Day 3 in Manchester put me back in the archives at PHM to complete the collection of data, and I had a good chat with the archivists about the press and Peterloo. While Peterloo isn’t my focus this round, it is relevant to the press struggles that followed it, and to the founding of the Manchester Guardian. To be here this week, when two different exhibitions are opening about Peterloo, feels serendipitous.

I finished Day 3 with tapas for dinner at Tapeo & Wine with friend Eddie. I love tapas, and it’s tough to find in my home state, so I expected to enjoy the meal. I wasn’t disappointed at all.

Fresh assorted breads, including olive bread, a Manchego cheese board, roasted eggplant with feta, meat cannoli in bechamel, Spanish omelet with potato, olives, and a multi-textured chocolate desert with Irish Cream foam rounded out the meal. I’d forgotten how lovely it is to simply relax, and take my time eating, chatting, and enjoying the food. The Spanish music playing in the background gave way to a live guitarist somewhere during the course of the three hours we spent there, and the laid-back but friendly ambience made the experience a joy. I’d head here again in a heart beat.

Day 4 in Manchester is a writing day, so there won’t be much to share. But I’m heading out with Eddie again on day five to tour some other memorable spots in Manchester, and looking forward to it.

Day 1 in Manchester: The People’s History Museum, the Poor Man’s Guardian, and the John Rylands Library

I’m in Manchester to continue my research into how varied media can be used to facilitate and build community. My original thought, to work with The Guardian, which was founded in Manchester in 1821, still seems like a viable avenue for study.

But today, at the suggestion of a friend, I visited the People’s History Museum, and found a story that needs telling.

The People’s History Museum focuses on the history of protest, the growth of socialism, and the movements toward equal rights that have deep roots and history here in Manchester. The exhibits feature banners and other protest materials, an overview of protest movements in Manchester within national and global contexts, and a special focus on the 1819 Peterloo Massacre, an event during which peaceful protest was broken up in bloody fashion.

The 200th anniversary of Peterloo is this year, and numerous sites around Manchester are preparing exhibits surrounding the events. As I’m here to look at media history here, I’m excited that I’ve apparently–and accidentally–chosen an excellent time to come to Manchester.

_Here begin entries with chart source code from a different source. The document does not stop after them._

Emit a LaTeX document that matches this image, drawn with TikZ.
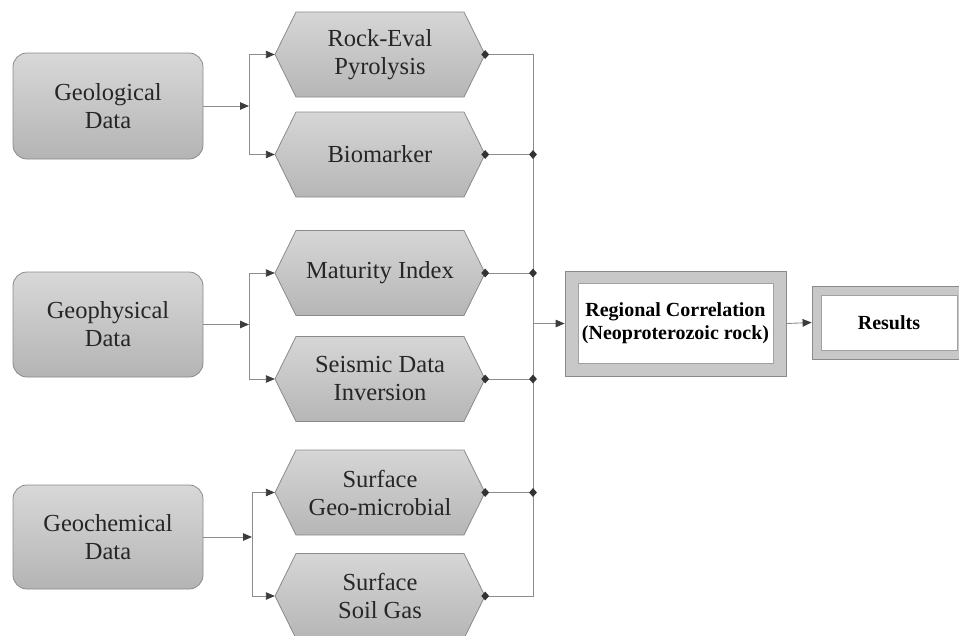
\documentclass[tikz,border=0pt]{standalone}
\usepackage{fontspec}
\setmainfont{Liberation Serif}
\usetikzlibrary{arrows.meta,shapes.geometric}
\definecolor{boxtop}{HTML}{D8D8D8}
\definecolor{boxbot}{HTML}{B4B4B4}
\definecolor{hextop}{HTML}{D6D6D6}
\definecolor{hexbot}{HTML}{B6B6B6}
\definecolor{bordc}{HTML}{8A8A8A}
\definecolor{linec}{HTML}{8C8C8C}
\definecolor{arrc}{HTML}{3C3C3C}
\definecolor{dotc}{HTML}{333333}
\definecolor{txt}{HTML}{262626}
\definecolor{outerfill}{HTML}{C8C8C8}
\tikzset{
  leftbox/.style={rounded corners=14pt, draw=bordc, line width=0.8pt,
    top color=boxtop, bottom color=boxbot, minimum width=190pt,
    minimum height=105pt, align=center, inner sep=0pt, text=txt,
    font=\fontsize{24.5}{28}\selectfont},
  hexn/.style={minimum width=210pt, minimum height=85pt, inner sep=0pt,
    align=center, text=txt, font=\fontsize{24.5}{28}\selectfont},
  hexshape/.style={draw=bordc, line width=0.8pt, top color=hextop, bottom color=hexbot},
  outerbox/.style={draw=bordc, line width=0.8pt, fill=outerfill, inner sep=0pt},
  innerbox/.style={draw=bordc!80, line width=0.8pt, fill=white, inner sep=0pt,
    align=center, text=black, font=\bfseries\fontsize{20}{23}\selectfont},
  conn/.style={draw=linec, line width=0.9pt},
  arr/.style={-{Triangle[length=9pt,width=7.5pt,color=arrc]}},
  dot/.style={diamond, fill=dotc, inner sep=0pt, minimum width=8pt, minimum height=9pt}
}
\newcommand\hexagonbox[3]{%
  \path[hexshape] (275,#2) -- (296,{#2-42.5}) -- (464,{#2-42.5}) -- (485,#2)
    -- (464,{#2+42.5}) -- (296,{#2+42.5}) -- cycle;
  \node[hexn] (#1) at (380,#2) {#3};}
\begin{document}
\begin{tikzpicture}[x=1pt,y=-1pt]
\useasboundingbox (0,0) rectangle (959,635);
% left boxes
\node[leftbox, minimum height=106pt] (geol) at (108,106) {Geological\\Data};
\node[leftbox] (geop) at (108,324.5) {Geophysical\\Data};
\node[leftbox, minimum height=104pt] (geoc) at (108,537) {Geochemical\\Data};
% hexagons
\hexagonbox{h1}{54.5}{Rock-Eval\\Pyrolysis}
\hexagonbox{h2}{154.5}{Biomarker}
\hexagonbox{h3}{273}{Maturity Index}
\hexagonbox{h4}{379}{Seismic Data\\Inversion}
\hexagonbox{h5}{492.5}{Surface\\Geo-microbial}
\hexagonbox{h6}{596}{Surface\\Soil Gas}
% coordinates
\coordinate (bx1) at (249,0);
\coordinate (bx2) at (249,0);
\coordinate (bx3) at (252,0);
\coordinate (vx) at (533,0);
% left connectors
\draw[conn,arr] (geol.east) -- (geol.east -| bx1);
\draw[conn] (h1.west -| bx1) -- (h2.west -| bx1);
\draw[conn,arr] (h1.west -| bx1) -- (h1.west);
\draw[conn,arr] (h2.west -| bx1) -- (h2.west);
\draw[conn,arr] (geop.east) -- (geop.east -| bx2);
\draw[conn] (h3.west -| bx2) -- (h4.west -| bx2);
\draw[conn,arr] (h3.west -| bx2) -- (h3.west);
\draw[conn,arr] (h4.west -| bx2) -- (h4.west);
\draw[conn,arr] (geoc.east) -- (geoc.east -| bx3);
\draw[conn] (h5.west -| bx3) -- (h6.west -| bx3);
\draw[conn,arr] (h5.west -| bx3) -- (h5.west);
\draw[conn,arr] (h6.west -| bx3) -- (h6.west);
% right collector
\draw[conn] (h1.east) -- (h1.east -| vx) -- (h6.east -| vx) -- (h6.east);
\foreach \h in {h2,h3,h4,h5} {
  \draw[conn] (\h.east) -- (\h.east -| vx);
  \node[dot] (j\h) at (\h.east -| vx) {};
}
\foreach \h in {h1,h2,h3,h4,h5,h6} {
  \node[dot] (d\h) at (\h.east) {};
}
% regional
\node[outerbox, minimum width=221pt, minimum height=105pt] (regout) at (675.5,323.5) {};
\node[innerbox, minimum width=195pt, minimum height=80pt] (reg) at (675.5,323.5) {Regional Correlation\\(Neoproterozoic rock)};
\draw[conn,arr] (regout.west -| vx) -- (regout.west);
% results
\node[outerbox, minimum width=154pt, minimum height=73pt] (resout) at (889,322.5) {};
\node[innerbox, minimum width=136pt, minimum height=55pt] (res) at (889,322.5) {Results};
\draw[conn,arr] (regout.east) -- (resout.west);
\end{tikzpicture}
\end{document}
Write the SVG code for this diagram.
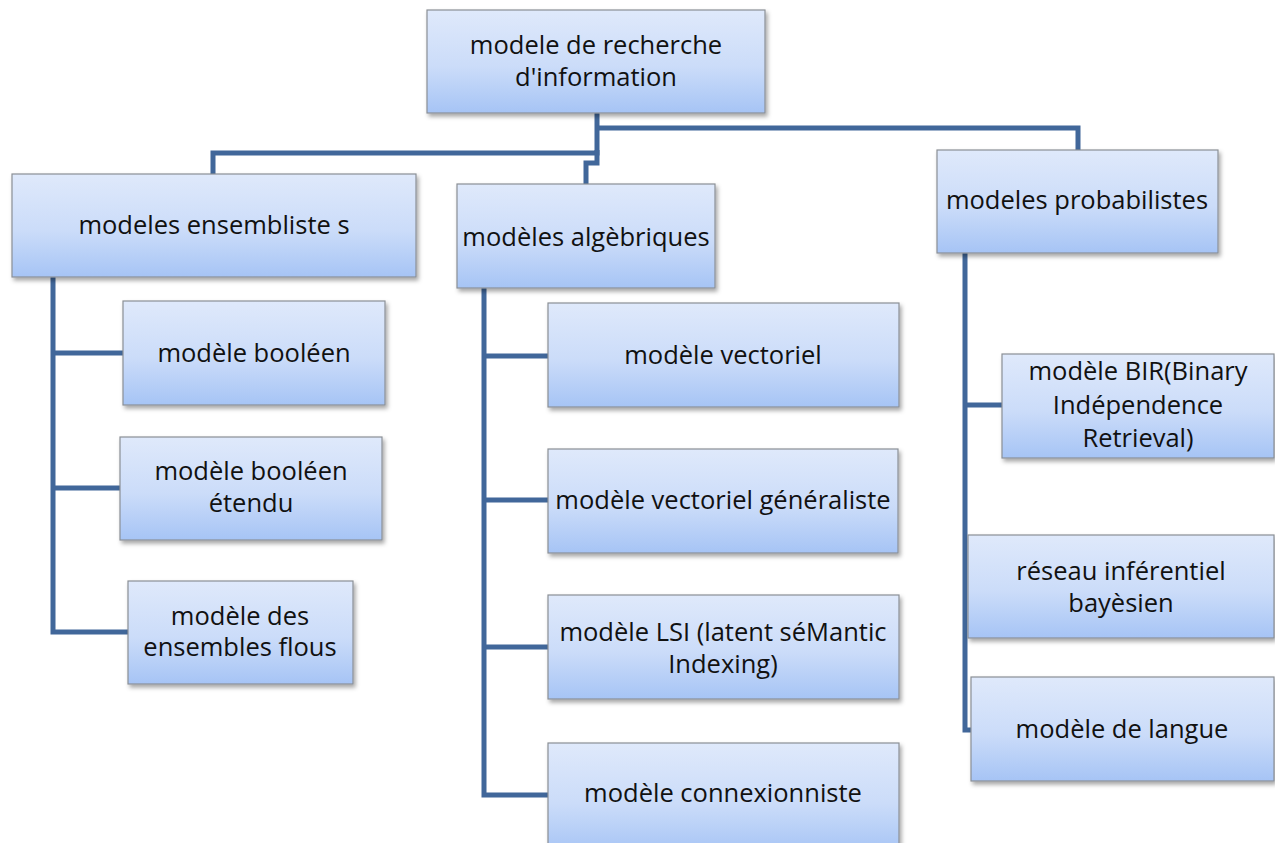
<svg xmlns="http://www.w3.org/2000/svg" width="1275" height="843" viewBox="0 0 1275 843">
<defs>
<linearGradient id="g" x1="0" y1="0" x2="0" y2="1">
<stop offset="0" stop-color="#dfe9fb"/>
<stop offset="0.55" stop-color="#cbdcf9"/>
<stop offset="1" stop-color="#a6c4f5"/>
</linearGradient>
<filter id="sh" x="-10%" y="-10%" width="130%" height="140%">
<feDropShadow dx="2" dy="3" stdDeviation="2" flood-color="#000" flood-opacity="0.35"/>
</filter>
</defs>
<style>
.box{fill:url(#g);stroke:#8a8f96;stroke-width:1.2;filter:url(#sh)}
.t{font-family:"Open Sans","Liberation Sans",sans-serif;font-size:25.5px;fill:#111;text-anchor:middle}
.c{fill:none;stroke:#41679a;stroke-width:5;stroke-linejoin:miter}
</style>
<rect width="1275" height="843" fill="#fff"/>
<g id="connectors">
<path class="c" d="M597,113 V153 H213 V175"/>
<path class="c" d="M597,128 H1078 V150"/>
<path class="c" d="M597,150 V163 H586 V184"/>
<path class="c" d="M53,277 V632 H128 M53,353 H123 M53,488 H120"/>
<path class="c" d="M484,288 V795 H548 M484,356 H548 M484,500 H548 M484,647 H548"/>
<path class="c" d="M965,253 V730 H971 M965,405 H1002"/>
</g>
<g id="root"><rect class="box" x="427" y="10" width="338" height="103"/>
<text class="t" x="596" y="54">modele de recherche</text><text class="t" x="596" y="86">d'information</text></g>
<g id="ensemblistes"><rect class="box" x="12" y="174" width="404" height="103"/>
<text class="t" x="214" y="234">modeles ensembliste s</text></g>
<g id="algebriques"><rect class="box" x="457" y="184" width="258" height="104"/>
<text class="t" x="586" y="246">modèles algèbriques</text></g>
<g id="probabilistes"><rect class="box" x="937" y="150" width="281" height="103"/>
<text class="t" x="1077" y="209">modeles probabilistes</text></g>
<g id="booleen"><rect class="box" x="123" y="301" width="262" height="104"/>
<text class="t" x="254" y="362">modèle booléen</text></g>
<g id="booleen-etendu"><rect class="box" x="120" y="437" width="262" height="103"/>
<text class="t" x="251" y="480">modèle booléen</text><text class="t" x="251" y="512">étendu</text></g>
<g id="flous"><rect class="box" x="128" y="581" width="225" height="103"/>
<text class="t" x="240" y="625">modèle des</text><text class="t" x="240" y="656">ensembles flous</text></g>
<g id="vectoriel"><rect class="box" x="548" y="303" width="351" height="104"/>
<text class="t" x="723" y="364">modèle vectoriel</text></g>
<g id="vectoriel-generaliste"><rect class="box" x="548" y="449" width="350" height="104"/>
<text class="t" x="723" y="509">modèle vectoriel généraliste</text></g>
<g id="lsi"><rect class="box" x="548" y="595" width="351" height="104"/>
<text class="t" x="723" y="641">modèle LSI (latent séMantic</text><text class="t" x="723" y="673">Indexing)</text></g>
<g id="connexionniste"><rect class="box" x="548" y="743" width="351" height="110"/>
<text class="t" x="723" y="802">modèle connexionniste</text></g>
<g id="bir"><rect class="box" x="1002" y="354" width="272" height="104"/>
<text class="t" x="1138" y="380">modèle BIR(Binary</text><text class="t" x="1138" y="414">Indépendence</text><text class="t" x="1138" y="447">Retrieval)</text></g>
<g id="reseau"><rect class="box" x="968" y="535" width="306" height="103"/>
<text class="t" x="1121" y="580">réseau inférentiel</text><text class="t" x="1121" y="612">bayèsien</text></g>
<g id="langue"><rect class="box" x="971" y="677" width="303" height="104"/>
<text class="t" x="1122" y="738">modèle de langue</text></g>
</svg>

As I went through the Museum, one thing stood out to me–a coffin stuffed with copies of a workers’ newspaper called the Poor Man’s Guardian. My interest piqued, I took myself down to the front information desk to discover the museum has a complete archive of the publication, which ran from 1831-1836 and directly engaged with protest against the law that restricted press content–passed in response to the Peterloo Massacre.

I spent hours digging through that archive, before fatigue sent in and I left for the day. This is the story I’ve found that needs telling to a broader audience, and I’m already crafting the first draft. I’m really excited.

Next, I stopped at the nearby John Rylands library to see its printing press, Gutenberg publications, and the oldest known shred of the New Testament (in Greek on papyrus). It’s well worth the trip for the bibliophile, and I found some great examples of type for use in my visual principles of mass media course.

It was a busy day, but I look forward to heading back this week to continue gathering my research data.

Tomorrow, though, I’m taking a bit of a break and heading to Liverpool. It’s time to see about the Beatles experience.